Una de esas limitaciones, la más tonta y evidente, tenía que ver con el pelo. La orden indiscutible era ir a la escuela con el pelo atado, siempre. Porque no se podía, no se aceptaba, no se toleraba el pelo suelto. Trenzas, dos colitas, una cola de caballo. Y es que a una represión se le sumaba otra, y fue recién a partir de 1985 que hubo esa libertad del pelo, porque el asunto del pelo, de lo que el pelo significaba –esa especie de intimidad a la vista–, era algo que a los militares les obsesionaba.
A las cinco de la tarde nos daban la libertad. Nos separábamos, nos disgregábamos. El viaje de regreso era idéntico a otros miles. En mi caso, verdes, muy verdes árboles, grandes casonas, la redonda geografía del estadio, y el estadio. Me veo bajando del ómnibus, atravesando el descampado que rodeaba la Facultad de Odontología y recorriendo las cuadras que me acercarán a mi casa.

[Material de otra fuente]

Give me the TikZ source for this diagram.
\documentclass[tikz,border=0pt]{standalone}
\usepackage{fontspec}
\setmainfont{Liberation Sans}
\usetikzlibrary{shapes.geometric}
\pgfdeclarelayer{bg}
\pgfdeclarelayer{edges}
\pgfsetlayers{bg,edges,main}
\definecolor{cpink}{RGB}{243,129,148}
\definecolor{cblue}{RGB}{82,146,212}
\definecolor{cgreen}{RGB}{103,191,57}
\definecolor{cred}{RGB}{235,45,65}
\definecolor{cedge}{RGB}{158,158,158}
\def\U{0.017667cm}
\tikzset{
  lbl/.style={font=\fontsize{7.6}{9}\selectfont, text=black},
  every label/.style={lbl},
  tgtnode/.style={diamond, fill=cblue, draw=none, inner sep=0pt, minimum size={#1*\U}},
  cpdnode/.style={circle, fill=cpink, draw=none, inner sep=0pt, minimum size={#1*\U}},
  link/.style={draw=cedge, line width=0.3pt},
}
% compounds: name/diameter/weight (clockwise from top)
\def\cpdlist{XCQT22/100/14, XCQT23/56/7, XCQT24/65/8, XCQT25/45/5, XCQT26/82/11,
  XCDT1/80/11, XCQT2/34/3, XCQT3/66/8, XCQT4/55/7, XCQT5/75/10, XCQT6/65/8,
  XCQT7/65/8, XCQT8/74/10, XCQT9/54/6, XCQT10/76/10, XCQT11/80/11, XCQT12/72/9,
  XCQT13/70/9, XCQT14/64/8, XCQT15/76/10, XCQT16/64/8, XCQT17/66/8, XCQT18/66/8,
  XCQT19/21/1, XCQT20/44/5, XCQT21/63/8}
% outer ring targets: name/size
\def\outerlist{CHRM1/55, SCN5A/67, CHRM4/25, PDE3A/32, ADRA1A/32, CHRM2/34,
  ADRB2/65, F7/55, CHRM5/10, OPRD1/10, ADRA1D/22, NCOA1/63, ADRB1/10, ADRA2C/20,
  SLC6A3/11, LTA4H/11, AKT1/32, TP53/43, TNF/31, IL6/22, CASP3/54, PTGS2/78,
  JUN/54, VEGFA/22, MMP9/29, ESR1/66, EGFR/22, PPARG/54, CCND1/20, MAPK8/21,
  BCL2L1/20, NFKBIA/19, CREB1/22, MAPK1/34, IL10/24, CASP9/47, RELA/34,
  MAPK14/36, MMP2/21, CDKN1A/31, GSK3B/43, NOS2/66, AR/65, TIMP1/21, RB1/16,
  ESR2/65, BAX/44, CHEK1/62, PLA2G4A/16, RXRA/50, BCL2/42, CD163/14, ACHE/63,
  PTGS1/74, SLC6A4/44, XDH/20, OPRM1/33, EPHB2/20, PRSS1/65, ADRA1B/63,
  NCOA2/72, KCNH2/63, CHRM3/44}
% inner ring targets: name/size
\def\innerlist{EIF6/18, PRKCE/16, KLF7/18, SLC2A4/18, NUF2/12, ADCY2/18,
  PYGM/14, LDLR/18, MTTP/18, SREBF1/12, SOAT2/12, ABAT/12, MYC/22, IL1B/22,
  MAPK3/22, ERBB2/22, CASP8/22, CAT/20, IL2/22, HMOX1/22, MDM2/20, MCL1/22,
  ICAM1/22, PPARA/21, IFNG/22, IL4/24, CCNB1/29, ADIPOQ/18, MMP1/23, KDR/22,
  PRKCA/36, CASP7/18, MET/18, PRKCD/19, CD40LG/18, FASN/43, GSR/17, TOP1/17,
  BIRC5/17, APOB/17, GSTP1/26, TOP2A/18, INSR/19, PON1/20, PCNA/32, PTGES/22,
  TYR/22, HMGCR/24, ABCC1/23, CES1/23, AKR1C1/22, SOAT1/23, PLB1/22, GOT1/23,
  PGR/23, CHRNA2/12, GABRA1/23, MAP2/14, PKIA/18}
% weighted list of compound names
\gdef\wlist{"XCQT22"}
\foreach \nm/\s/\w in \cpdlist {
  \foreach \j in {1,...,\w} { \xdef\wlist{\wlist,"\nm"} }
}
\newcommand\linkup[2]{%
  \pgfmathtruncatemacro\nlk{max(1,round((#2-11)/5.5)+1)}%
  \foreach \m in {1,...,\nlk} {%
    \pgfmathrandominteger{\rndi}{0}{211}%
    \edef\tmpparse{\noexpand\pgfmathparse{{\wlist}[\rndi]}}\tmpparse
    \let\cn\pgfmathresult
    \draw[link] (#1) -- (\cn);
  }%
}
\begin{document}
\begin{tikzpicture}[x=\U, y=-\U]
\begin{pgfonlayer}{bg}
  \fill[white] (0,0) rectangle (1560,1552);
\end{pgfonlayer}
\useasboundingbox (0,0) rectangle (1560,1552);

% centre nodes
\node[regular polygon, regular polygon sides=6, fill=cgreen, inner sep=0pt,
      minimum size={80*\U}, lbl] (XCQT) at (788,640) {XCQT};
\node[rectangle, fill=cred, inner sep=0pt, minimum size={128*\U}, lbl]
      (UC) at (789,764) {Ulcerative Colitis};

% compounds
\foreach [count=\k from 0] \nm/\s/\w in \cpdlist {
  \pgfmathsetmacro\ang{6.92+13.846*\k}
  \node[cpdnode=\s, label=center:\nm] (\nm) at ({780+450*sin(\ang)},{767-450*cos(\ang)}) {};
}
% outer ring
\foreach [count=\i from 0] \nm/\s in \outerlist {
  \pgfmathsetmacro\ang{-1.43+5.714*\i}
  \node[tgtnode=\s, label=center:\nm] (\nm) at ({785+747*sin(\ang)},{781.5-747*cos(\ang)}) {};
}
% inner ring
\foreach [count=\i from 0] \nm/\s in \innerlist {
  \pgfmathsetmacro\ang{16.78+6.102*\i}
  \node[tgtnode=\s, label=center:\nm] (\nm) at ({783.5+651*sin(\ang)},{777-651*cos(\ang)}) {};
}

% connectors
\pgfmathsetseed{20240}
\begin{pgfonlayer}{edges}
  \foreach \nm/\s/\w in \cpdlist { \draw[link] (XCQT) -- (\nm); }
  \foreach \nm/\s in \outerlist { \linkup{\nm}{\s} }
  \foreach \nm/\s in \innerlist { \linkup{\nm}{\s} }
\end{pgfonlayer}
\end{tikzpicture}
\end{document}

Es el mismo camino que haré pocos años después, ya de regreso del liceo, pero entonces en democracia, con el pelo suelto y vestida de civil, sin el espantoso uniforme (un logro de los estudiantes, claro). Y en ambos casos, hay dos o más viejas del barrio que me ven llegar. Una mira desde una ventana, otra lo hace desde una esquina. Siempre allí, atentas y vigilantes; el aparato represivo y clandestino del barrio activo todavía.
Ahora es abril o mayo y voy en un ómnibus a una entrevista de trabajo (“inútil sin experiencia”). Es una de mis primeras entrevistas, estoy nerviosa y me cuesta imaginar cómo será. Vamos por la ciudad antigua, mil ochocientos algo. La bonita proa, roda, puño, metido allí, en el mar. Remontamos las calles, dejamos atrás el puerto. “Ubíquese...”, decía escrito a mano en la parte trasera del asiento de adelante; allí o en alguna otra parte. “Ubíquese en el centro…”. (Serénese. Sosiéguese. No se destruya. No se destruya así, tan fácilmente.) “Ubíquese en el centro de la corriente”.

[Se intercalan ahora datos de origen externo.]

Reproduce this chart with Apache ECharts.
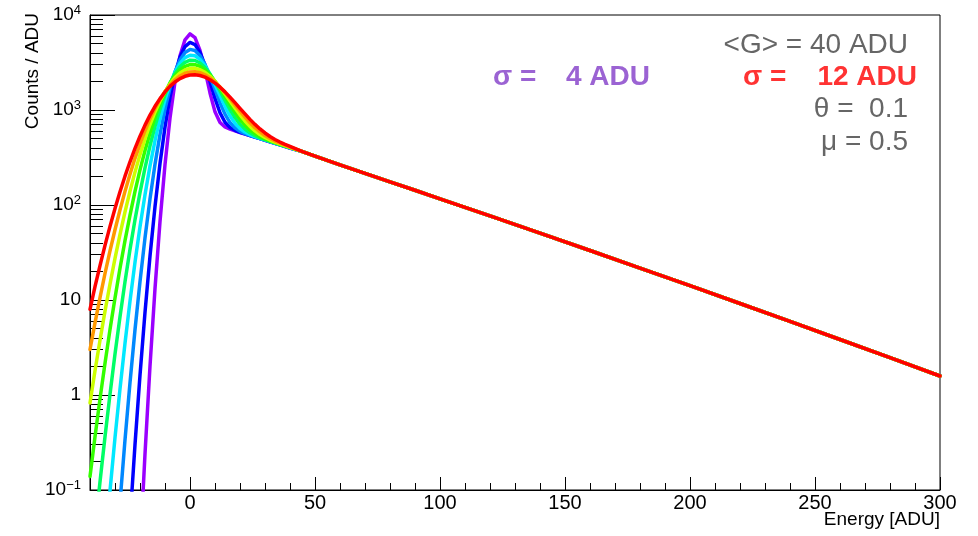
<!DOCTYPE html>
<html>
<head>
<meta charset="utf-8">
<script src="https://cdn.jsdelivr.net/npm/echarts@6/dist/echarts.min.js"></script>
<style>
html,body{margin:0;padding:0;background:#ffffff;}
#chart{width:978px;height:536px;}
</style>
</head>
<body>
<div id="chart"></div>
<script>
// ---------- data ----------
const sigmas = [4, 5, 6, 7, 8, 9, 10, 11, 12];
const colors = ['#9a00ff', '#0000ff', '#0088ff', '#00e8ff', '#00ff66', '#33ff00', '#ccff00', '#ff9900', '#ff0000'];

// x positions of the near-peak samples (ADU)
const xNear = [-40,-38,-36,-34,-32,-30,-28,-26,-24,-22,-20,-18,-16,-14,-12,-10,-8,-6,-4,-2,
               0,2,4,6,8,10,12,14,16,18,20,22,24,26,28,30,32,34,36,38,40];

// Counts / ADU for each sigma at xNear (null = not drawn, far below 0.1)
const ySigma4 = [null,null,null,null,null,null,null,null,null,null,
  0.0221,0.240,2.02,13.2,67.0,266,822,1981,3728,5485,
  6332,5779,4245,2624,1511,956,740,663,628,603,580,559,538,518,499,480,463,446,429,413,398];
const ySigma5 = [null,null,null,null,null,null,null,null,
  0.0472,0.301,1.62,7.41,28.9,96.3,273,661,1365,2404,3617,4656,
  5139,4889,4045,2966,2001,1325,935,743,655,611,583,560,539,519,500,481,463,446,430,414,398];
const ySigma6 = [null,null,null,null,null,null,
  0.0739,0.337,1.35,4.86,15.6,45.1,116,268,554,1025,1700,2526,3367,4031,
  4343,4223,3727,3016,2276,1648,1193,904,738,648,597,565,541,520,501,482,464,447,431,415,399];
const ySigma7 = [null,null,null,
  0.0255,0.0982,0.356,1.16,3.51,9.74,25.0,59.0,128,258,477,815,1283,1865,2502,3101,3554,
  3772,3715,3409,2931,2383,1859,1421,1092,868,726,639,586,551,524,503,484,465,448,432,416,400];
const ySigma8 = [null,
  0.0374,0.122,0.364,1.02,2.70,6.68,15.6,34.1,70.0,135,246,420,674,1016,1442,1924,2415,2856,3181,
  3343,3319,3122,2793,2388,1969,1584,1261,1012,833,710,629,575,537,510,487,468,450,433,417,401];
const ySigma9 = [0.139,0.364,0.910,2.16,4.90,10.5,21.6,42.2,78.4,139,234,375,573,834,1156,1526,1921,2305,2638,2882,
  3008,3003,2872,2640,2339,2009,1684,1390,1142,946,799,692,616,563,525,496,473,453,435,418,403];
const ySigma10 = [0.822,1.80,3.77,7.60,14.7,27.4,49.1,84.5,140,222,339,498,703,954,1244,1561,1885,2190,2449,2638,
  2739,2744,2656,2489,2263,2003,1734,1476,1245,1049,890,766,672,603,551,513,483,459,439,421,405];
const ySigma11 = [3.01,5.75,10.6,19.0,32.8,54.9,88.9,139,211,310,440,605,806,1038,1295,1565,1832,2078,2284,2435,
  2518,2529,2469,2346,2174,1969,1748,1527,1319,1133,973,840,735,652,588,539,501,471,447,426,408];
const ySigma12 = [7.99,13.8,23.0,37.6,59.5,91.8,138,201,285,394,530,693,883,1094,1319,1549,1771,1972,2140,2263,
  2334,2348,2307,2216,2083,1920,1739,1551,1367,1196,1042,909,797,705,632,573,526,489,460,435,414];
const ySeries = [ySigma4, ySigma5, ySigma6, ySigma7, ySigma8, ySigma9, ySigma10, ySigma11, ySigma12];

// common exponential tail (all sigmas coincide here)
const xTail = [45,50,60,70,80,90,100,120,140,160,180,200,220,240,260,280,300];
const yTail = [365,327,265,215,175,143,116,76.8,50.6,33.2,21.7,14.2,9.19,5.95,3.84,2.47,1.585];

// axis ticks / labels
const xMajorTicks = [0,50,100,150,200,250,300];
const xMinorTicks = [-30,-20,-10,10,20,30,40,60,70,80,90,110,120,130,140,160,170,180,190,
                     210,220,230,240,260,270,280,290];
const yMajorTicks = [0.1,1,10,100,1000,10000];
const yTickLabels = ['10{sup|\u22121}','1','10','10{sup|2}','10{sup|3}','10{sup|4}'];
const yMinorTicks = [0.2,0.3,0.4,0.5,0.6,0.7,0.8,0.9,2,3,4,5,6,7,8,9,20,30,40,50,60,70,80,90,
                     200,300,400,500,600,700,800,900,2000,3000,4000,5000,6000,7000,8000,9000];

const textFont = '"Liberation Sans", Arial, Helvetica, sans-serif';

// ---------- chart ----------
const chart = echarts.init(document.getElementById('chart'), null, {renderer: 'canvas'});

const series = sigmas.map(function (s, i) {
  const pts = [];
  ySeries[i].forEach(function (v, j) { if (v !== null) pts.push([xNear[j], v]); });
  xTail.forEach(function (x, j) { pts.push([x, yTail[j]]); });
  return {
    name: 'sigma ' + s,
    type: 'line',
    data: pts,
    showSymbol: false,
    symbol: 'none',
    clip: true,
    silent: true,
    z: 2 + i,
    lineStyle: {width: 3.5, color: colors[i], join: 'round', cap: 'round'},
    itemStyle: {color: colors[i]}
  };
});

const option = {
  animation: false,
  backgroundColor: '#ffffff',
  grid: {left: 90, right: 38, top: 15, bottom: 46, show: true, borderColor: '#000', borderWidth: 1, backgroundColor: 'transparent'},
  xAxis: [
    {
      type: 'value', min: -40, max: 300, position: 'bottom',
      axisLine: {show: true, onZero: false, lineStyle: {color: '#000', width: 1}},
      axisTick: {show: true, inside: true, length: 13, customValues: xMajorTicks, lineStyle: {color: '#000', width: 1}},
      axisLabel: {show: true, customValues: xMajorTicks, color: '#000', fontSize: 20, fontFamily: textFont, margin: 3},
      splitLine: {show: false}
    },
    {
      type: 'value', min: -40, max: 300, position: 'bottom',
      axisLine: {show: false, onZero: false},
      axisTick: {show: true, inside: true, length: 7, customValues: xMinorTicks, lineStyle: {color: '#000', width: 1}},
      axisLabel: {show: false},
      splitLine: {show: false}
    }
  ],
  yAxis: [
    {
      type: 'log', logBase: 10, min: 0.1, max: 10000, position: 'left',
      axisLine: {show: true, onZero: false, lineStyle: {color: '#000', width: 1}},
      axisTick: {show: true, inside: true, length: 25, customValues: yMajorTicks, lineStyle: {color: '#000', width: 1}},
      axisLabel: {
        show: true, customValues: yMajorTicks, color: '#000', fontSize: 19, fontFamily: textFont, margin: 9,
        formatter: function (v) {
          const i = yMajorTicks.findIndex(function (t) { return Math.abs(Math.log10(t) - Math.log10(v)) < 1e-6; });
          return i >= 0 ? yTickLabels[i] : '';
        },
        rich: {sup: {fontSize: 13, fontFamily: textFont, color: '#000', padding: [0, 0, 9, 0]}}
      },
      splitLine: {show: false}
    },
    {
      type: 'log', logBase: 10, min: 0.1, max: 10000, position: 'left',
      axisLine: {show: false, onZero: false},
      axisTick: {show: true, inside: true, length: 13, customValues: yMinorTicks, lineStyle: {color: '#000', width: 1}},
      axisLabel: {show: false},
      splitLine: {show: false}
    }
  ],
  series: series,
  graphic: [
    {type: 'text', x: 33, y: 13, rotation: Math.PI / 2,
     style: {text: 'Counts / ADU', font: '19px ' + textFont, fill: '#000', textAlign: 'right', textVerticalAlign: 'middle'}},
    {type: 'text', x: 940, y: 520,
     style: {text: 'Energy [ADU]', font: '19px ' + textFont, fill: '#000', textAlign: 'right', textVerticalAlign: 'middle'}},
    {type: 'text', x: 908, y: 45,
     style: {text: '<G> = 40 ADU', font: '28px ' + textFont, fill: '#666666', textAlign: 'right', textVerticalAlign: 'middle'}},
    {type: 'text', x: 493, y: 77,
     style: {text: '\u03c3 =', font: 'bold 28px ' + textFont, fill: '#9b63d3', textAlign: 'left', textVerticalAlign: 'middle'}},
    {type: 'text', x: 650, y: 77,
     style: {text: '4 ADU', font: 'bold 28px ' + textFont, fill: '#9b63d3', textAlign: 'right', textVerticalAlign: 'middle'}},
    {type: 'text', x: 743, y: 77,
     style: {text: '\u03c3 =', font: 'bold 28px ' + textFont, fill: '#ff3333', textAlign: 'left', textVerticalAlign: 'middle'}},
    {type: 'text', x: 917, y: 77,
     style: {text: '12 ADU', font: 'bold 28px ' + textFont, fill: '#ff3333', textAlign: 'right', textVerticalAlign: 'middle'}},
    {type: 'text', x: 908, y: 109,
     style: {text: '\u03b8 =  0.1', font: '28px ' + textFont, fill: '#666666', textAlign: 'right', textVerticalAlign: 'middle'}},
    {type: 'text', x: 908, y: 142,
     style: {text: '\u03bc = 0.5', font: '28px ' + textFont, fill: '#666666', textAlign: 'right', textVerticalAlign: 'middle'}}
  ]
};
chart.setOption(option);
</script>
</body>
</html>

Asomo mi cara a la ventanilla, la expongo al aire de la mañana. Miro cada cosa como si fuese una recién llegada, y en cierta forma lo soy. Veo almacenes y galpones. Bares con televisores encendidos. Tiendas de ropa. Negras fachadas. Damos vuelta una esquina, y otra. El ómnibus traquetea como si estuviese a punto de desarmarse. En una esquina, una facultad que parece estar en ruinas; a pocas cuadras, otra facultad igual. Un país para irse, un país del que emigrar (“Adiós, Miguel”).

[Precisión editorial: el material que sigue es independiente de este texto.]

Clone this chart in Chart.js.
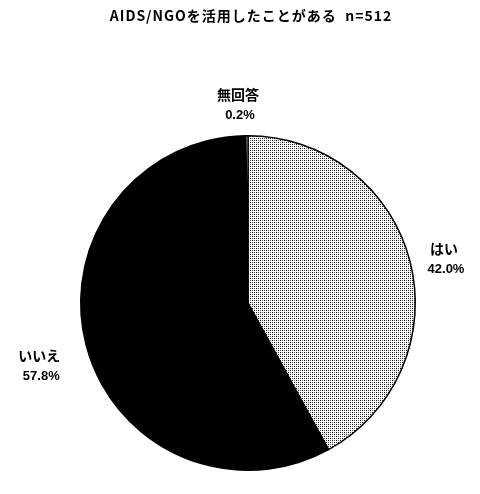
<!DOCTYPE html>
<html>
<head>
<meta charset="utf-8">
<script src="https://cdn.jsdelivr.net/npm/chart.js@4/dist/chart.umd.min.js"></script>
<style>
  html, body { margin: 0; padding: 0; background: #fff; }
  #wrap { width: 480px; height: 494px; }
</style>
</head>
<body>
<div id="wrap"><canvas id="chart"></canvas></div>
<script>
var title      = 'AIDS/NGOを活用したことがある  n=512';
var categories = ['はい', 'いいえ', '無回答'];
var values     = [42.0, 57.8, 0.2];

// dotted fill like the printed screen tone
function dotPattern() {
    var c = document.createElement('canvas');
    c.width = 4; c.height = 4;
    var g = c.getContext('2d');
    g.fillStyle = '#ffffff';
    g.fillRect(0, 0, 4, 4);
    g.fillStyle = '#000000';
    g.fillRect(0, 0, 1, 1);
    g.fillRect(2, 2, 1, 1);
    g.fillStyle = '#555555';
    g.fillRect(2, 0, 1, 1);
    g.fillRect(0, 2, 1, 1);
    return g.createPattern(c, 'repeat');
}

// label shift from the middle of each slice's rim
var labelShift = [[34, -3], [-47, 20], [-9, -31]];

var labelsPlugin = {
    id: 'pieLabels',
    afterDraw: function(chart) {
        var ctx = chart.ctx;
        ctx.save();
        ctx.fillStyle = '#000';
        ctx.textAlign = 'center';
        ctx.textBaseline = 'middle';
        ctx.font = 'bold 14px "Noto Sans CJK JP"';
        ctx.letterSpacing = '1px';
        ctx.fillText(title, 251, 16);
        ctx.letterSpacing = '0px';

        var arcs = chart.getDatasetMeta(0).data;
        arcs.forEach(function(arc, i) {
            var p = arc.getProps(['x', 'y', 'startAngle', 'endAngle', 'outerRadius'], true);
            var mid = (p.startAngle + p.endAngle) / 2;
            var x = p.x + Math.cos(mid) * p.outerRadius + labelShift[i][0];
            var y = p.y + Math.sin(mid) * p.outerRadius + labelShift[i][1];
            ctx.font = 'bold 14px "Noto Sans CJK JP"';
            ctx.fillText(categories[i], x, y - 10);
            ctx.font = 'bold 13px "Liberation Sans"';
            ctx.fillText(values[i].toFixed(1) + '%', x + 2, y + 11);
        });
        ctx.restore();
    }
};

const ctx = document.getElementById('chart').getContext('2d');
const myChart = new Chart(ctx, {
    type: 'pie',
    data: {
        labels: categories,
        datasets: [{
            data: values,
            backgroundColor: [dotPattern(), '#000000', '#ffffff'],
            borderColor: '#000000',
            borderWidth: 1.5
        }]
    },
    options: {
        responsive: true,
        maintainAspectRatio: false,
        animation: false,
        layout: { padding: { top: 135, bottom: 23, left: 80, right: 64 } },
        plugins: {
            legend: { display: false },
            tooltip: { enabled: false },
            title: { display: false }
        }
    },
    plugins: [labelsPlugin]
});
</script>
</body>
</html>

Todavía no sé que la entrevista de trabajo será un fiasco: unas cuantas mujeres jóvenes haciendo fila en un pasillo mal iluminado, esperando ser atendidas por un señor horrible, sentado detrás de un horrible escritorio. Todavía no sé que faltará un tiempo largo para que las cosas en el país empiecen a cambiar, a mejorar. Mientras tanto, sólo es un ir y venir sin sentido, un deambular ciego por una ciudad detenida, sin presentir el futuro, sin sospecharlo; la vida muda, miedosa de sí misma, dolida y girando sobre su propio dolor, sin solución de continuidad.